Additionally, in a variety of other contexts, North Carolina courts have held that procedural due process requires notice sufficient to inform the recipient in advance of a hearing of the bases for the proceedings against him or her so that the individual will have a meaningful opportunity to respond.

Id. at ___, 683 S.E.2d at 416.

As it is conceded that the record is devoid of evidence that defendant received notice in compliance with N.C. Gen. Stat. § 14-208.40(a), the trial court's order is vacated and remanded for a new hearing after proper notice has been provided. Whether the statute divests the trial court of "subject matter jurisdiction" is moot in light of our conclusion that Stines compels this result.

B. Aggravated Offense

The State also concedes that defendant's prior convictions were not aggravated offenses, as defined in N.C. Gen. Stat. § 14-208.6(1a). An aggravated offense is

any criminal offense that includes either of the following: (i) engaging in a sexual act involving vaginal, anal, or oral penetration with a victim of any age through the use of force or the threat of serious violence; or (ii) engaging in a sexual act involving vaginal, anal, or oral penetration with a victim who is less than 12 years old.

N.C. Gen. Stat. § 14-208.6(1a) (2009).

The trial court found that the facts underlying the offense, vaginal penetration of a child under 12 years of age, rendered defendant's conviction an aggravated offense. However, in determining whether a conviction is an aggravated offense for purposes of imposing SBM, the court may only consider the elements of the offense and not the underlying facts giving rise to the conviction. State v. Davison, ___ N.C. App. ___, ___, 689 S.E.2d 510, 517 (2009), disc. review denied, ___ N.C. ___, 703 S.E.2d 738 (2010). Defendant was convicted of two counts of indecent liberties with a child in violation of N.C. Gen. Stat. § 14.202.1, which provides that a person is guilty of taking indecent liberties with a child if

being 16 years of age or more and at least five years older than the child in question, he either:

(1) Willfully takes or attempts to take any immoral, improper, or indecent liberties with any child of either sex under the age of 16 years for the purpose of arousing or gratifying sexual desire; or

(2) Willfully commits or attempts to commit any lewd or lascivious act upon or with the body or any part or member of the body of any child of either sex under the age of 16 years.

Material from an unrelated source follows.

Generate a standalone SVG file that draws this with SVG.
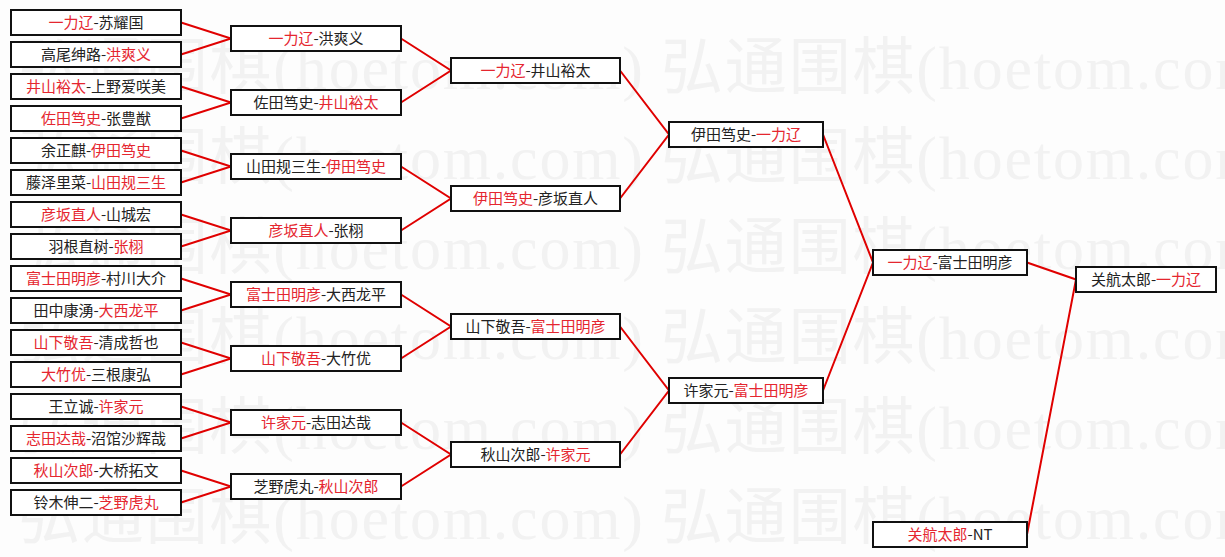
<svg xmlns="http://www.w3.org/2000/svg" width="1225" height="557" viewBox="0 0 1225 557">
<style>
.bg{fill:#fdfdfd}
.wm{font-family:"Liberation Serif","Noto Sans CJK SC",serif;font-size:62px;fill:#f2f2f2}
.box{fill:#ffffff;stroke:#111111;stroke-width:2}
.t{font-family:"Noto Sans CJK SC","Noto Sans CJK JP",sans-serif;font-size:15px;fill:#222222;text-anchor:middle}
.r{fill:#e5262f}
.ln{stroke:#e00000;stroke-width:2;fill:none}
</style>
<rect class="bg" x="0" y="0" width="1225" height="557"/>
<g id="watermark">
<text class="wm" x="18" y="89" textLength="625" lengthAdjust="spacing">弘通围棋(hoetom.com)</text>
<text class="wm" x="661" y="89" textLength="625" lengthAdjust="spacing">弘通围棋(hoetom.com)</text>
<text class="wm" x="18" y="179" textLength="625" lengthAdjust="spacing">弘通围棋(hoetom.com)</text>
<text class="wm" x="661" y="179" textLength="625" lengthAdjust="spacing">弘通围棋(hoetom.com)</text>
<text class="wm" x="18" y="269" textLength="625" lengthAdjust="spacing">弘通围棋(hoetom.com)</text>
<text class="wm" x="661" y="269" textLength="625" lengthAdjust="spacing">弘通围棋(hoetom.com)</text>
<text class="wm" x="18" y="359" textLength="625" lengthAdjust="spacing">弘通围棋(hoetom.com)</text>
<text class="wm" x="661" y="359" textLength="625" lengthAdjust="spacing">弘通围棋(hoetom.com)</text>
<text class="wm" x="18" y="449" textLength="625" lengthAdjust="spacing">弘通围棋(hoetom.com)</text>
<text class="wm" x="661" y="449" textLength="625" lengthAdjust="spacing">弘通围棋(hoetom.com)</text>
<text class="wm" x="18" y="539" textLength="625" lengthAdjust="spacing">弘通围棋(hoetom.com)</text>
<text class="wm" x="661" y="539" textLength="625" lengthAdjust="spacing">弘通围棋(hoetom.com)</text>
</g>
<g id="connectors">
<path class="ln" d="M181,22.5L231,38.5L181,54.5"/>
<path class="ln" d="M181,86.5L231,102.5L181,118.5"/>
<path class="ln" d="M181,150.5L231,166.5L181,182.5"/>
<path class="ln" d="M181,214.5L231,230.5L181,246.5"/>
<path class="ln" d="M181,278.5L231,294.5L181,310.5"/>
<path class="ln" d="M181,342.5L231,358.5L181,374.5"/>
<path class="ln" d="M181,406.5L231,422.5L181,438.5"/>
<path class="ln" d="M181,470.5L231,486.5L181,502.5"/>
<path class="ln" d="M401,38.5L451,70.5L401,102.5"/>
<path class="ln" d="M401,166.5L451,198.5L401,230.5"/>
<path class="ln" d="M401,294.5L451,326.5L401,358.5"/>
<path class="ln" d="M401,422.5L451,454.5L401,486.5"/>
<path class="ln" d="M620,70.5L669,134.5L620,198.5"/>
<path class="ln" d="M620,326.5L669,390.5L620,454.5"/>
<path class="ln" d="M823,134.5L873,262.5L823,390.5"/>
<path class="ln" d="M1027,262.5L1076,279.5L1027,534.5"/>
</g>
<g id="r1-1"><rect class="box" x="11" y="10" width="170" height="25"/><text class="t" x="96" y="27.5"><tspan class="r">一力辽</tspan>-苏耀国</text></g>
<g id="r1-2"><rect class="box" x="11" y="42" width="170" height="25"/><text class="t" x="96" y="59.5">高尾绅路-<tspan class="r">洪爽义</tspan></text></g>
<g id="r1-3"><rect class="box" x="11" y="74" width="170" height="25"/><text class="t" x="96" y="91.5"><tspan class="r">井山裕太</tspan>-上野爱咲美</text></g>
<g id="r1-4"><rect class="box" x="11" y="106" width="170" height="25"/><text class="t" x="96" y="123.5"><tspan class="r">佐田笃史</tspan>-张豊猷</text></g>
<g id="r1-5"><rect class="box" x="11" y="138" width="170" height="25"/><text class="t" x="96" y="155.5">余正麒-<tspan class="r">伊田笃史</tspan></text></g>
<g id="r1-6"><rect class="box" x="11" y="170" width="170" height="25"/><text class="t" x="96" y="187.5">藤泽里菜-<tspan class="r">山田规三生</tspan></text></g>
<g id="r1-7"><rect class="box" x="11" y="202" width="170" height="25"/><text class="t" x="96" y="219.5"><tspan class="r">彦坂直人</tspan>-山城宏</text></g>
<g id="r1-8"><rect class="box" x="11" y="234" width="170" height="25"/><text class="t" x="96" y="251.5">羽根直树-<tspan class="r">张栩</tspan></text></g>
<g id="r1-9"><rect class="box" x="11" y="266" width="170" height="25"/><text class="t" x="96" y="283.5"><tspan class="r">富士田明彦</tspan>-村川大介</text></g>
<g id="r1-10"><rect class="box" x="11" y="298" width="170" height="25"/><text class="t" x="96" y="315.5">田中康湧-<tspan class="r">大西龙平</tspan></text></g>
<g id="r1-11"><rect class="box" x="11" y="330" width="170" height="25"/><text class="t" x="96" y="347.5"><tspan class="r">山下敬吾</tspan>-清成哲也</text></g>
<g id="r1-12"><rect class="box" x="11" y="362" width="170" height="25"/><text class="t" x="96" y="379.5"><tspan class="r">大竹优</tspan>-三根康弘</text></g>
<g id="r1-13"><rect class="box" x="11" y="394" width="170" height="25"/><text class="t" x="96" y="411.5">王立诚-<tspan class="r">许家元</tspan></text></g>
<g id="r1-14"><rect class="box" x="11" y="426" width="170" height="25"/><text class="t" x="96" y="443.5"><tspan class="r">志田达哉</tspan>-沼馆沙辉哉</text></g>
<g id="r1-15"><rect class="box" x="11" y="458" width="170" height="25"/><text class="t" x="96" y="475.5"><tspan class="r">秋山次郎</tspan>-大桥拓文</text></g>
<g id="r1-16"><rect class="box" x="11" y="490" width="170" height="25"/><text class="t" x="96" y="507.5">铃木伸二-<tspan class="r">芝野虎丸</tspan></text></g>
<g id="r2-1"><rect class="box" x="231" y="26" width="170" height="25"/><text class="t" x="316" y="43.5"><tspan class="r">一力辽</tspan>-洪爽义</text></g>
<g id="r2-2"><rect class="box" x="231" y="90" width="170" height="25"/><text class="t" x="316" y="107.5">佐田笃史-<tspan class="r">井山裕太</tspan></text></g>
<g id="r2-3"><rect class="box" x="231" y="154" width="170" height="25"/><text class="t" x="316" y="171.5">山田规三生-<tspan class="r">伊田笃史</tspan></text></g>
<g id="r2-4"><rect class="box" x="231" y="218" width="170" height="25"/><text class="t" x="316" y="235.5"><tspan class="r">彦坂直人</tspan>-张栩</text></g>
<g id="r2-5"><rect class="box" x="231" y="282" width="170" height="25"/><text class="t" x="316" y="299.5"><tspan class="r">富士田明彦</tspan>-大西龙平</text></g>
<g id="r2-6"><rect class="box" x="231" y="346" width="170" height="25"/><text class="t" x="316" y="363.5"><tspan class="r">山下敬吾</tspan>-大竹优</text></g>
<g id="r2-7"><rect class="box" x="231" y="410" width="170" height="25"/><text class="t" x="316" y="427.5"><tspan class="r">许家元</tspan>-志田达哉</text></g>
<g id="r2-8"><rect class="box" x="231" y="474" width="170" height="25"/><text class="t" x="316" y="491.5">芝野虎丸-<tspan class="r">秋山次郎</tspan></text></g>
<g id="r3-1"><rect class="box" x="451" y="58" width="169" height="25"/><text class="t" x="535.5" y="75.5"><tspan class="r">一力辽</tspan>-井山裕太</text></g>
<g id="r3-2"><rect class="box" x="451" y="186" width="169" height="25"/><text class="t" x="535.5" y="203.5"><tspan class="r">伊田笃史</tspan>-彦坂直人</text></g>
<g id="r3-3"><rect class="box" x="451" y="314" width="169" height="25"/><text class="t" x="535.5" y="331.5">山下敬吾-<tspan class="r">富士田明彦</tspan></text></g>
<g id="r3-4"><rect class="box" x="451" y="442" width="169" height="25"/><text class="t" x="535.5" y="459.5">秋山次郎-<tspan class="r">许家元</tspan></text></g>
<g id="r4-1"><rect class="box" x="669" y="122" width="154" height="25"/><text class="t" x="746" y="139.5">伊田笃史-<tspan class="r">一力辽</tspan></text></g>
<g id="r4-2"><rect class="box" x="669" y="378" width="154" height="25"/><text class="t" x="746" y="395.5">许家元-<tspan class="r">富士田明彦</tspan></text></g>
<g id="r5"><rect class="box" x="873" y="250" width="154" height="25"/><text class="t" x="950" y="267.5"><tspan class="r">一力辽</tspan>-富士田明彦</text></g>
<g id="nt"><rect class="box" x="873" y="522" width="154" height="25"/><text class="t" x="950" y="539.5"><tspan class="r">关航太郎</tspan>-NT</text></g>
<g id="final"><rect class="box" x="1076" y="267" width="140" height="25"/><text class="t" x="1146" y="284.5">关航太郎-<tspan class="r">一力辽</tspan></text></g>
</svg>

N.C. Gen. Stat. § 14-202.1(a) (2009). Indecent liberties with a child is not an aggravated offense because it does not require any of the following elements: (1) a sexual act involving vaginal, anal or oral penetration; (2) the victim be less than twelve years of age; or (3) the act be committed through the use of force or the threat of serious violence. See Davison, ___ N.C. App. at ___, 689 S.E.2d at 516 (concluding that the crime of indecent liberties is not an aggravated offense for purposes of imposing SBM). In light of our decision to vacate the order of the trial court, we need not address defendant's remaining assignment of error.

IV. Conclusion

We vacate the trial court's order requiring defendant to enroll in an SBM program.

Vacated.

Judges GEER and STEPHENS concur.

Report per Rule 30(e).


Summaries of

State v. Czyzewski

North Carolina Court of Appeals
Apr 1, 2011
711 S.E.2d 530 (N.C. Ct. App. 2011)
Case details for

State v. Czyzewski

Case Details

Full title:STATE OF NORTH CAROLINA v. CHRISTOPHER CZYZEWSKI

Court:North Carolina Court of Appeals

Date published: Apr 1, 2011

Citations

711 S.E.2d 530 (N.C. Ct. App. 2011)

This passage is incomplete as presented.